这个内建的TranscoderVideoLoadBalancerCUDASimple class 支持在不同性能的多个GPU之间实现负载均衡。你可以为每一个GPU设置不同的性能权重(或者叫负载权重，因为性能越高的当然可以承担更多的负载任务)。这个权重配置在transcoderVideoLoadBalancerCUDASimpleGPUWeights参数中。

这个参数在一个列表中，用逗号分隔各个GPU的不同权重。我们建议你将性能最好的GPU的权重设置为100，然后其它性能低的GPU根据具体性能设置为对应的百分比。
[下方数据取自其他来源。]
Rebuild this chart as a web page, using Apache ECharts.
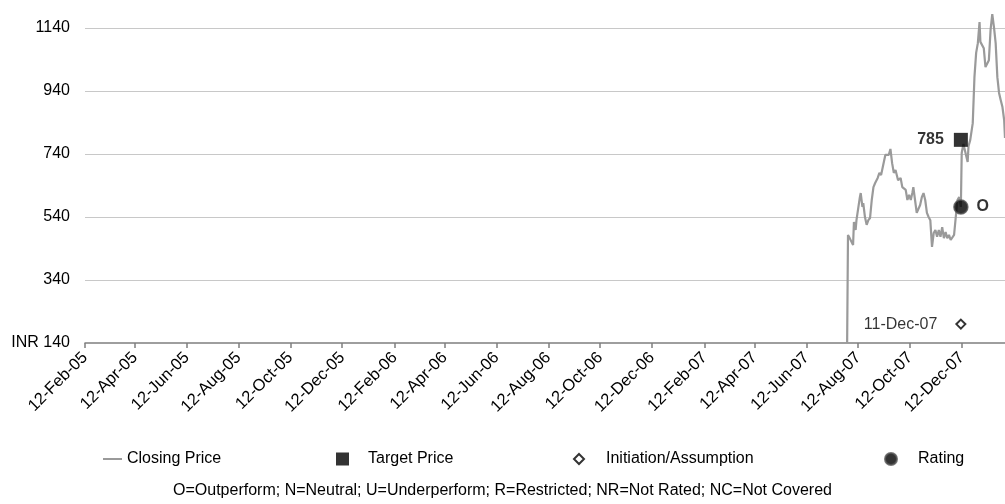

对于这个列表中的GPU权重的顺序，你可以在Wowza Streaming Engine的启动日志中看到，也就是说这里的顺序和日志中显示的GPU顺序是一样的。例如，如果你的服务器上有一个M5000 卡 (顺序 0) 和一个 M2000 卡 (顺序 1)，那么在transcoderVideoLoadBalancerCUDASimpleGPUWeights中的权重可以按如下来配置:

<Property>
	<Name>transcoderVideoLoadBalancerCUDASimpleGPUWeights</Name>
	<Value>100,66</Value>
</Property>

这表示了M2000卡的性能只有M5000卡性能的66%。